Her student’s publications have been awarded NSPA Pacemakers, CSPA Gold Crowns and Silver Crowns, and her students have been frequent recipients of top honors in national photography competitions as well as NSPA Design of the Year, Jostens photo of the year and design of the year. She has been a frequent workshop speaker at national, state and local conferences in 32 states and Canada. She has been recognized with the following awards for her work in education: the CSPA Gold Key and Special Recognition adviser in the National Yearbook Teacher of the Year competition, Missouri Journalism Teacher of the Year, Missouri EDDY Award for Excellence in Education, Most Influential Teacher from UM Columbia, and Teacher of the Year at Francis Howell North High School.
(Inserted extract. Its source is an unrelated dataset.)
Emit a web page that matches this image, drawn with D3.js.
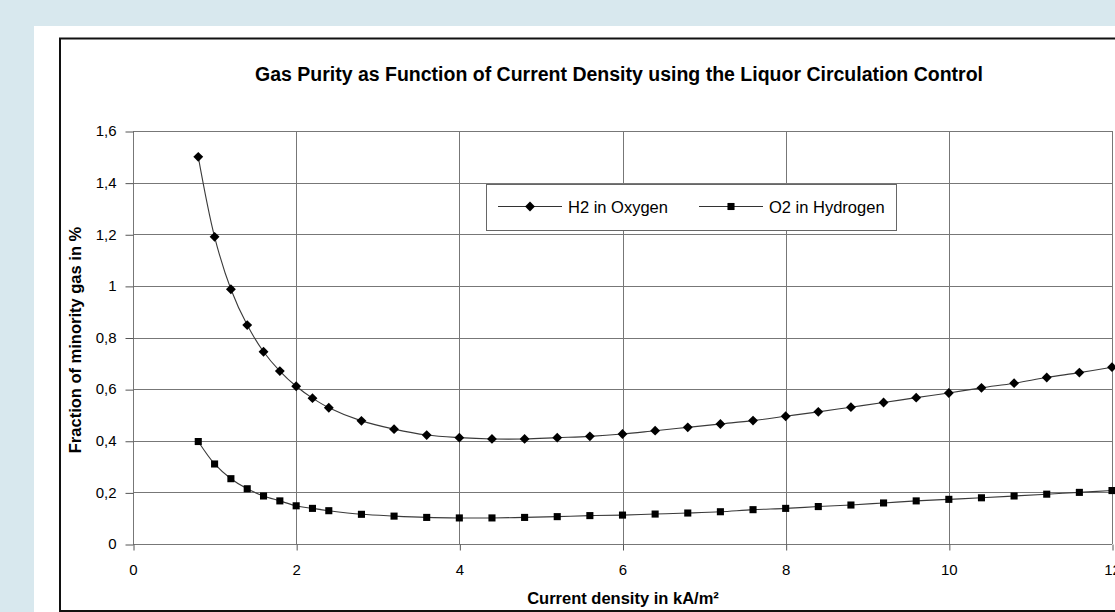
<!DOCTYPE html>
<html><head><meta charset="utf-8">
<script src="https://cdn.jsdelivr.net/npm/d3@7"></script>
<style>
html,body{margin:0;padding:0;background:#d8e8ee;}
svg{display:block;}
text{font-family:"Liberation Sans",Arial,sans-serif;fill:#000;}
</style></head>
<body><svg id="c" width="1115" height="612"></svg>
<script>
const title = "Gas Purity as Function of Current Density using the Liquor Circulation Control";
const xTitle = "Current density in kA/m²";
const yTitle = "Fraction of minority gas in %";
const seriesNames = ["H2 in Oxygen", "O2 in Hydrogen"];
const xTicks = [0, 2, 4, 6, 8, 10, 12];
const yTicks = [0, 0.2, 0.4, 0.6, 0.8, 1, 1.2, 1.4, 1.6];
const currentDensity = [0.8, 1.0, 1.2, 1.4, 1.6, 1.8, 2.0, 2.2, 2.4, 2.8, 3.2, 3.6, 4.0, 4.4, 4.8, 5.2, 5.6, 6.0, 6.4, 6.8, 7.2, 7.6, 8.0, 8.4, 8.8, 9.2, 9.6, 10.0, 10.4, 10.8, 11.2, 11.6, 12.0];
const h2InOxygen = [1.50, 1.19, 0.987, 0.848, 0.745, 0.67, 0.611, 0.565, 0.528, 0.477, 0.445, 0.422, 0.412, 0.407, 0.407, 0.412, 0.417, 0.426, 0.439, 0.452, 0.465, 0.478, 0.495, 0.512, 0.53, 0.548, 0.567, 0.585, 0.605, 0.623, 0.645, 0.664, 0.685];
const o2InHydrogen = [0.397, 0.31, 0.253, 0.214, 0.186, 0.167, 0.148, 0.138, 0.129, 0.115, 0.108, 0.103, 0.101, 0.101, 0.103, 0.106, 0.11, 0.112, 0.116, 0.12, 0.125, 0.133, 0.138, 0.145, 0.151, 0.159, 0.167, 0.173, 0.179, 0.186, 0.193, 0.2, 0.207];

const svg = d3.select("#c");
svg.append("rect").attr("x",34).attr("y",26).attr("width",1081).attr("height",586).attr("fill","#fff");
svg.append("rect").attr("x",60).attr("y",38.5).attr("width",1070).attr("height",572.5)
  .attr("fill","none").attr("stroke","#111").attr("stroke-width",2);

const L=133, R=1112, T=131, B=544;
const x = d3.scaleLinear().domain([0,12]).range([L,R]);
const y = d3.scaleLinear().domain([0,1.6]).range([B,T]);
const fmt = v => String(v).replace(".", ",");

const grid = svg.append("g").attr("stroke","#777").attr("stroke-width",1);
grid.selectAll("line.h").data(yTicks).join("line")
  .attr("x1",L).attr("x2",R).attr("y1",d=>Math.round(y(d))+0.5).attr("y2",d=>Math.round(y(d))+0.5);
grid.selectAll("line.v").data(xTicks).join("line")
  .attr("y1",T).attr("y2",B).attr("x1",d=>Math.round(x(d))+0.5).attr("x2",d=>Math.round(x(d))+0.5);

const yAxis = d3.axisLeft(y).tickValues(yTicks).tickFormat(fmt).tickSize(8).tickPadding(9);
const gy = svg.append("g").attr("transform",`translate(${L+0.5},0)`).call(yAxis);
gy.select(".domain").remove();
gy.selectAll(".tick line").attr("stroke","#555").attr("transform","translate(0,0.5)");
gy.selectAll("text").attr("font-size",15).attr("fill","#000").attr("font-family","Liberation Sans, Arial, sans-serif");

const xAxis = d3.axisBottom(x).tickValues(xTicks).tickFormat(fmt).tickSize(6).tickPadding(14);
const gx = svg.append("g").attr("transform",`translate(0,${B+0.5})`).call(xAxis);
gx.select(".domain").remove();
gx.selectAll(".tick line").attr("stroke","#555").attr("transform","translate(0.5,0)");
gx.selectAll("text").attr("font-size",15).attr("fill","#000").attr("font-family","Liberation Sans, Arial, sans-serif");

svg.append("text").attr("x",619).attr("y",81).attr("text-anchor","middle")
  .attr("font-size",19.5).attr("font-weight","bold").text(title);
svg.append("text").attr("x",623).attr("y",604).attr("text-anchor","middle")
  .attr("font-size",16.5).attr("font-weight","bold").text(xTitle);
svg.append("text").attr("transform","translate(81,340) rotate(-90)").attr("text-anchor","middle")
  .attr("font-size",16.5).attr("font-weight","bold").text(yTitle);

const line = d3.line().curve(d3.curveCatmullRom.alpha(0.5)).x(d=>x(d[0])).y(d=>y(d[1]));
const h2 = currentDensity.map((c,i)=>[c,h2InOxygen[i]]);
const o2 = currentDensity.map((c,i)=>[c,o2InHydrogen[i]]);
const plot = svg.append("g");
plot.append("path").datum(h2).attr("d",line).attr("fill","none").attr("stroke","#3a3a3a").attr("stroke-width",1.1);
plot.append("path").datum(o2).attr("d",line).attr("fill","none").attr("stroke","#3a3a3a").attr("stroke-width",1.1);
const diamond = d3.symbol().type(d3.symbolDiamond2).size(62);
const square = d3.symbol().type(d3.symbolSquare2).size(64);
plot.selectAll("path.h2").data(h2).join("path").attr("class","h2")
  .attr("transform",d=>`translate(${x(d[0])},${y(d[1])})`).attr("d",diamond).attr("fill","#000");
plot.selectAll("path.o2").data(o2).join("path").attr("class","o2")
  .attr("transform",d=>`translate(${x(d[0])},${y(d[1])})`).attr("d",square).attr("fill","#000");

const lg = svg.append("g");
lg.append("rect").attr("x",486.5).attr("y",184.5).attr("width",410).attr("height",46)
  .attr("fill","#fff").attr("stroke","#666").attr("stroke-width",1);
const items = [{name:seriesNames[0], x0:498, sym:diamond},{name:seriesNames[1], x0:699, sym:square}];
items.forEach(it=>{
  lg.append("line").attr("x1",it.x0).attr("x2",it.x0+64).attr("y1",206.5).attr("y2",206.5).attr("stroke","#333");
  lg.append("path").attr("transform",`translate(${it.x0+32},206.5)`).attr("d",it.sym).attr("fill","#000");
  lg.append("text").attr("x",it.x0+70).attr("y",212.5).attr("font-size",16.5).text(it.name);
});
</script></body></html>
“My passion has always been the education of kids,” said Pieper. “I believe the creative process of yearbook is one of the most authentic and comprehensive educational experiences a student can have. The publication process allows students to experience, in one class, five different curricular areas, as well as practice over 30 real world skills. This is not something we find in many other curricular areas… The communication process that evolves in our classrooms through words, graphics, design, photography is imperative to spreading information in our crazy busy world. The total process causes students to think, analyze, and create in ways that are unique and sometimes pushing the envelope into a new vision for presenting information to the masses. This is such an exciting time to be a teacher.”
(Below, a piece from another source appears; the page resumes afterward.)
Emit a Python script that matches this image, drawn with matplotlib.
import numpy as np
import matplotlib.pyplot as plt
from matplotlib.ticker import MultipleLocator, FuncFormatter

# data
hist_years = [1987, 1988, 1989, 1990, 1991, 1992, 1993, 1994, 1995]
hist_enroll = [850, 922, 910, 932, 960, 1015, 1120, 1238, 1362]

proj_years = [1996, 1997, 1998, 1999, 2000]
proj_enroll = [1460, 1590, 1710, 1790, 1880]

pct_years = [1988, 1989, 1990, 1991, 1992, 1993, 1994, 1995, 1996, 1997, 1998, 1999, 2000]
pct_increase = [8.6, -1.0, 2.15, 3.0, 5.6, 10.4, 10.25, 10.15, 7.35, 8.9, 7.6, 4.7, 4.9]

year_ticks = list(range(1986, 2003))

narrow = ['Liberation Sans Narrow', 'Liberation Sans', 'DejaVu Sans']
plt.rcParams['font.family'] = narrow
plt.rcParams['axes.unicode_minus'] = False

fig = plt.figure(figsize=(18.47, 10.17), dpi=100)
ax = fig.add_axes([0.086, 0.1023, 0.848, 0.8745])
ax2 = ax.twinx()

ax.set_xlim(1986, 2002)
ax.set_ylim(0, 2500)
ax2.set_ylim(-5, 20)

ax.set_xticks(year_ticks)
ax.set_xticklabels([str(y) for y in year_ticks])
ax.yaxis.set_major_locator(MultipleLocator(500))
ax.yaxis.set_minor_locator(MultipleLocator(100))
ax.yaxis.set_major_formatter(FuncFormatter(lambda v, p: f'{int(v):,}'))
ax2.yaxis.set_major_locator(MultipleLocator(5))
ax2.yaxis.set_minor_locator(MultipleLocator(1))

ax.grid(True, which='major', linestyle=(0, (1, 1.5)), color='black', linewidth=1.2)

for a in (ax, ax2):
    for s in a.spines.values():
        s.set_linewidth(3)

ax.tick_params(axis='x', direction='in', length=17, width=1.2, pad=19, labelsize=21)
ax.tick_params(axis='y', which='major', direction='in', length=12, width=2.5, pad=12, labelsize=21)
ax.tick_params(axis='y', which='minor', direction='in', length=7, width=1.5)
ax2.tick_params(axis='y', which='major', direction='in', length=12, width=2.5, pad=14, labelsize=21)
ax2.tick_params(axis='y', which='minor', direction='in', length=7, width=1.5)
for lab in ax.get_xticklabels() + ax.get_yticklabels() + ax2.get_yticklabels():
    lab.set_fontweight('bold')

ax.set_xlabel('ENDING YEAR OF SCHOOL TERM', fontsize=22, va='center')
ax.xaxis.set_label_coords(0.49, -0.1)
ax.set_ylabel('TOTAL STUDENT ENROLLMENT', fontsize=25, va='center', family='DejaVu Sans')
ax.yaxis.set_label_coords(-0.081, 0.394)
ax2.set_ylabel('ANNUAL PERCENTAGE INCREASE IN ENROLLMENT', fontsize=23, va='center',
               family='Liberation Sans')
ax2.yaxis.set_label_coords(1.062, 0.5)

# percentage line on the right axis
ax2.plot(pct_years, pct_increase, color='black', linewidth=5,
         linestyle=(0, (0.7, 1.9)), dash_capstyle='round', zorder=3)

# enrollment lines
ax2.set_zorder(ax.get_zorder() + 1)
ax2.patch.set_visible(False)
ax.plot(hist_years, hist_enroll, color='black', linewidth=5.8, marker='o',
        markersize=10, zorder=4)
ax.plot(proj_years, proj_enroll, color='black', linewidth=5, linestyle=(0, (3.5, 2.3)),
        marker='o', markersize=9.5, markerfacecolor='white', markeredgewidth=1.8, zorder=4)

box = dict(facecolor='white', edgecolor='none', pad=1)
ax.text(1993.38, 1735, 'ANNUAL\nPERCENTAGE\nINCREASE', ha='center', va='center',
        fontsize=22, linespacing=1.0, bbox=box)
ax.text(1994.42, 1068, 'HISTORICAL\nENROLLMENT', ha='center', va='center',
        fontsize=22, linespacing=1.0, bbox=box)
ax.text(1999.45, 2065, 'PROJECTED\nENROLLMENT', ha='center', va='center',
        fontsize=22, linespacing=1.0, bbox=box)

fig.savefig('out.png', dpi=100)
Nancy Y. Smith is in her 31st year of teaching journalism and advising student publications. For the past 24 years she has been at Lafayette High School where she currently advises the award-winning lancerfeed.press website, Image newspaper and Legend yearbook.

She has been the JEA National Contest Chair since 2010 and oversees the Write-off contests, the Jr. High/Middle School National Media Contest and the National Journalism Quiz Bowl. She also serves as the Vice President for the Missouri Journalism Education Association. She was a Dow Jones Newspaper Fund Special Recognition Adviser in 2006 and Distinguished Adviser in 2014. In 2007 she was honored with a JEA Yearbook Adviser of the Year Award and in 2009 awarded as a Special Recognition Adviser. In 2007, she was the Lafayette High School Teacher of the Year, Rockwood School District Teacher of the Year and a finalist for Missouri Teacher of the Year.

“Serving as a publications adviser has been equally challenging and rewarding,” said Smith. What other profession would give me the chance to work with students as they produce publications that reflect their voice in the moment, but also stand the test of time as a historical record. It is the most wonderful gift to be able to share curricular and life lessons as I watch my students grow into adults before my very eyes! I know the positive impact the production process has on them. I have seen it firsthand for 31 years.

“Sitting on a stool at the front of the classroom and taking in all the activity gives me a great sense of satisfaction every day,” she said. “No matter where my students begin the year, by the end, they are changed. They have gained valuable writing, editing, photography and design skills. They have developed self-confidence and leadership strategies. They are great team players, problem solvers and communicators.”